» Work to complete
No images are to be carried over; print all other material exactly as it stands.

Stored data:
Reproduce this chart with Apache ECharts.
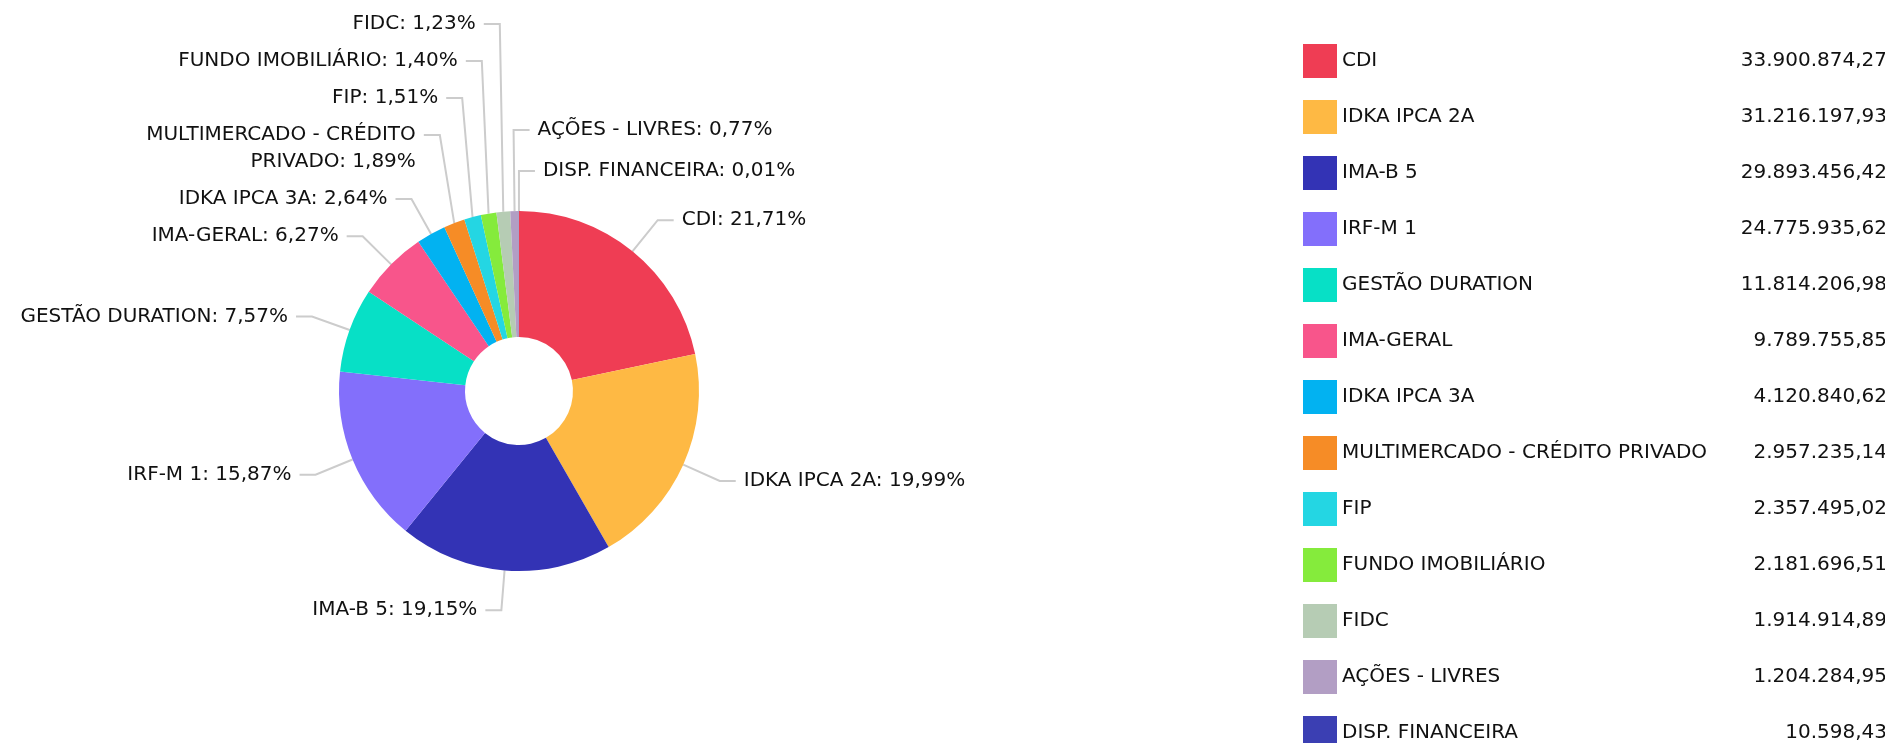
<!DOCTYPE html>
<html>
<head>
<meta charset="utf-8">
<script src="https://cdn.jsdelivr.net/npm/echarts@6/dist/echarts.min.js"></script>
<style>
  html, body { margin: 0; padding: 0; background: #fff; }
  #chart { width: 1885px; height: 743px; }
</style>
</head>
<body>
<div id="chart"></div>
<script>
  const names = ['CDI', 'IDKA IPCA 2A', 'IMA-B 5', 'IRF-M 1', 'GESTÃO DURATION', 'IMA-GERAL', 'IDKA IPCA 3A',
    'MULTIMERCADO - CRÉDITO PRIVADO', 'FIP', 'FUNDO IMOBILIÁRIO', 'FIDC', 'AÇÕES - LIVRES', 'DISP. FINANCEIRA'];
  const values = [33900874.27, 31216197.93, 29893456.42, 24775935.62, 11814206.98, 9789755.85, 4120840.62,
    2957235.14, 2357495.02, 2181696.51, 1914914.89, 1204284.95, 10598.43];
  const colors = ['#ef3d54', '#feb944', '#3333b5', '#836ffb', '#07e0c6', '#f8558b', '#02b2f1',
    '#f68c26', '#24d6e3', '#85eb3c', '#b6ccb4', '#b29ec4', '#3b3fb3'];

  const font = 'DejaVu Sans';
  const pieCenter = [519, 391];
  const lineLen2 = 16;
  const textGap = 8;
  const maxLabelChars = 24;
  const total = values.reduce(function (s, v) { return s + v; }, 0);

  function fmtBR(v) {
    let parts = v.toFixed(2).split('.');
    return parts[0].replace(/\B(?=(\d{3})+(?!\d))/g, '.') + ',' + parts[1];
  }

  // wrap long labels on word boundaries
  function wrap(text) {
    let lines = [], cur = '';
    text.split(' ').forEach(function (w) {
      if (cur && (cur + ' ' + w).length > maxLabelChars) {
        lines.push(cur);
        cur = w;
      } else {
        cur = cur ? cur + ' ' + w : w;
      }
    });
    lines.push(cur);
    return lines.join('\n');
  }

  // labels: first pass records where echarts puts them, second pass stacks
  // the crowded ones upward (small slices near the top)
  let natural = [];
  function recordLabel(p) {
    natural[p.dataIndex] = {
      rect: p.labelRect,
      pts: p.labelLinePoints ? p.labelLinePoints.map(function (q) { return q.slice(); }) : null
    };
    return {};
  }

  function buildLayout() {
    const cx = pieCenter[0], cy = pieCenter[1];
    let left = [], right = [];
    let singleH = Infinity;
    natural.forEach(function (n, i) {
      if (!n || !n.pts) return;
      const a = n.pts[0];
      const item = { i: i, n: n, theta: Math.atan2(a[0] - cx, cy - a[1]), y: n.pts[2][1], h: n.rect.height };
      singleH = Math.min(singleH, n.rect.height);
      if (a[0] >= cx - 10) right.push(item); else left.push(item);
    });
    right.sort(function (p, q) { return p.theta - q.theta; });
    left.sort(function (p, q) { return q.theta - p.theta; });

    function stack(list, extra) {
      let limit = Infinity;
      for (let k = list.length - 1; k >= 0; k--) {
        const it = list[k];
        const up = singleH / 2 + extra, down = it.h - singleH / 2;
        let y = it.y;
        if (y + down > limit) y = limit - down;
        it.newY = y;
        limit = y - up;
      }
    }
    stack(left, 0);
    stack(right, 4);

    let out = [];
    left.concat(right).forEach(function (it) {
      const pts = it.n.pts.map(function (q) { return q.slice(); });
      pts[1][1] = it.newY;
      pts[2][1] = it.newY;
      let res = { y: it.newY, labelLinePoints: pts };
      if (it.h > singleH + 1) {
        res.verticalAlign = 'top';
        res.y = it.newY - singleH / 2;
      }
      if (right.indexOf(it) >= 0 && pts[2][0] < pts[1][0]) {
        pts[2][0] = pts[1][0] + lineLen2;
        res.x = pts[2][0] + textGap;
        res.align = 'left';
      }
      out[it.i] = res;
    });
    return out;
  }

  let chart = echarts.init(document.getElementById('chart'));
  let option = {
    backgroundColor: '#ffffff',
    animation: false,
    color: colors,
    legend: {
      orient: 'vertical',
      left: 1298,
      top: 39,
      height: 800,
      icon: 'rect',
      itemWidth: 34,
      itemHeight: 34,
      itemGap: 22,
      data: names,
      formatter: function (name) {
        let i = names.indexOf(name);
        return '{n|' + name + '}{v|' + fmtBR(values[i]) + '}';
      },
      textStyle: {
        fontFamily: font,
        fontSize: 20,
        color: '#111',
        rich: {
          n: { width: 395, fontFamily: font, fontSize: 20, color: '#111' },
          v: { width: 150, align: 'right', fontFamily: font, fontSize: 20, color: '#111' }
        }
      }
    },
    series: [{
      type: 'pie',
      center: pieCenter,
      radius: [54, 180],
      startAngle: 90,
      avoidLabelOverlap: false,
      label: {
        fontFamily: font,
        fontSize: 20,
        color: '#111',
        lineHeight: 27,
        padding: [5, 0],
        distanceToLabelLine: textGap,
        formatter: function (p) {
          let pct = (p.value / total * 100).toFixed(2).replace('.', ',');
          return wrap(p.name + ': ' + pct + '%');
        }
      },
      labelLine: {
        length: 40,
        length2: lineLen2,
        lineStyle: { color: '#cccccc', width: 2 }
      },
      labelLayout: recordLabel,
      data: names.map(function (n, i) { return { name: n, value: values[i] }; })
    }]
  };
  chart.setOption(option);

  const placed = buildLayout();
  chart.setOption({
    series: [{
      labelLayout: function (p) { return placed[p.dataIndex] || {}; }
    }]
  });
</script>
</body>
</html>
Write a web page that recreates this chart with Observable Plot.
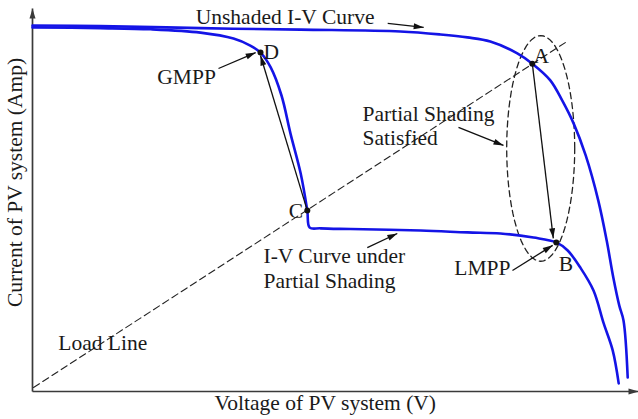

» The result
Reproduce this chart with Apache ECharts.
<!DOCTYPE html>
<html>
<head>
<meta charset="utf-8">
<script src="https://cdn.jsdelivr.net/npm/echarts@6/dist/echarts.min.js"></script>
<style>
  html, body { margin: 0; padding: 0; background: #fff; }
  #chart { width: 1885px; height: 743px; }
</style>
</head>
<body>
<div id="chart"></div>
<script>
  const names = ['CDI', 'IDKA IPCA 2A', 'IMA-B 5', 'IRF-M 1', 'GESTÃO DURATION', 'IMA-GERAL', 'IDKA IPCA 3A',
    'MULTIMERCADO - CRÉDITO PRIVADO', 'FIP', 'FUNDO IMOBILIÁRIO', 'FIDC', 'AÇÕES - LIVRES', 'DISP. FINANCEIRA'];
  const values = [33900874.27, 31216197.93, 29893456.42, 24775935.62, 11814206.98, 9789755.85, 4120840.62,
    2957235.14, 2357495.02, 2181696.51, 1914914.89, 1204284.95, 10598.43];
  const colors = ['#ef3d54', '#feb944', '#3333b5', '#836ffb', '#07e0c6', '#f8558b', '#02b2f1',
    '#f68c26', '#24d6e3', '#85eb3c', '#b6ccb4', '#b29ec4', '#3b3fb3'];

  const font = 'DejaVu Sans';
  const pieCenter = [519, 391];
  const lineLen2 = 16;
  const textGap = 8;
  const maxLabelChars = 24;
  const total = values.reduce(function (s, v) { return s + v; }, 0);

  function fmtBR(v) {
    let parts = v.toFixed(2).split('.');
    return parts[0].replace(/\B(?=(\d{3})+(?!\d))/g, '.') + ',' + parts[1];
  }

  // wrap long labels on word boundaries
  function wrap(text) {
    let lines = [], cur = '';
    text.split(' ').forEach(function (w) {
      if (cur && (cur + ' ' + w).length > maxLabelChars) {
        lines.push(cur);
        cur = w;
      } else {
        cur = cur ? cur + ' ' + w : w;
      }
    });
    lines.push(cur);
    return lines.join('\n');
  }

  // labels: first pass records where echarts puts them, second pass stacks
  // the crowded ones upward (small slices near the top)
  let natural = [];
  function recordLabel(p) {
    natural[p.dataIndex] = {
      rect: p.labelRect,
      pts: p.labelLinePoints ? p.labelLinePoints.map(function (q) { return q.slice(); }) : null
    };
    return {};
  }

  function buildLayout() {
    const cx = pieCenter[0], cy = pieCenter[1];
    let left = [], right = [];
    let singleH = Infinity;
    natural.forEach(function (n, i) {
      if (!n || !n.pts) return;
      const a = n.pts[0];
      const item = { i: i, n: n, theta: Math.atan2(a[0] - cx, cy - a[1]), y: n.pts[2][1], h: n.rect.height };
      singleH = Math.min(singleH, n.rect.height);
      if (a[0] >= cx - 10) right.push(item); else left.push(item);
    });
    right.sort(function (p, q) { return p.theta - q.theta; });
    left.sort(function (p, q) { return q.theta - p.theta; });

    function stack(list, extra) {
      let limit = Infinity;
      for (let k = list.length - 1; k >= 0; k--) {
        const it = list[k];
        const up = singleH / 2 + extra, down = it.h - singleH / 2;
        let y = it.y;
        if (y + down > limit) y = limit - down;
        it.newY = y;
        limit = y - up;
      }
    }
    stack(left, 0);
    stack(right, 4);

    let out = [];
    left.concat(right).forEach(function (it) {
      const pts = it.n.pts.map(function (q) { return q.slice(); });
      pts[1][1] = it.newY;
      pts[2][1] = it.newY;
      let res = { y: it.newY, labelLinePoints: pts };
      if (it.h > singleH + 1) {
        res.verticalAlign = 'top';
        res.y = it.newY - singleH / 2;
      }
      if (right.indexOf(it) >= 0 && pts[2][0] < pts[1][0]) {
        pts[2][0] = pts[1][0] + lineLen2;
        res.x = pts[2][0] + textGap;
        res.align = 'left';
      }
      out[it.i] = res;
    });
    return out;
  }

  let chart = echarts.init(document.getElementById('chart'));
  let option = {
    backgroundColor: '#ffffff',
    animation: false,
    color: colors,
    legend: {
      orient: 'vertical',
      left: 1298,
      top: 39,
      height: 800,
      icon: 'rect',
      itemWidth: 34,
      itemHeight: 34,
      itemGap: 22,
      data: names,
      formatter: function (name) {
        let i = names.indexOf(name);
        return '{n|' + name + '}{v|' + fmtBR(values[i]) + '}';
      },
      textStyle: {
        fontFamily: font,
        fontSize: 20,
        color: '#111',
        rich: {
          n: { width: 395, fontFamily: font, fontSize: 20, color: '#111' },
          v: { width: 150, align: 'right', fontFamily: font, fontSize: 20, color: '#111' }
        }
      }
    },
    series: [{
      type: 'pie',
      center: pieCenter,
      radius: [54, 180],
      startAngle: 90,
      avoidLabelOverlap: false,
      label: {
        fontFamily: font,
        fontSize: 20,
        color: '#111',
        lineHeight: 27,
        padding: [5, 0],
        distanceToLabelLine: textGap,
        formatter: function (p) {
          let pct = (p.value / total * 100).toFixed(2).replace('.', ',');
          return wrap(p.name + ': ' + pct + '%');
        }
      },
      labelLine: {
        length: 40,
        length2: lineLen2,
        lineStyle: { color: '#cccccc', width: 2 }
      },
      labelLayout: recordLabel,
      data: names.map(function (n, i) { return { name: n, value: values[i] }; })
    }]
  };
  chart.setOption(option);

  const placed = buildLayout();
  chart.setOption({
    series: [{
      labelLayout: function (p) { return placed[p.dataIndex] || {}; }
    }]
  });
</script>
</body>
</html>
Write a web page that recreates this chart with Observable Plot.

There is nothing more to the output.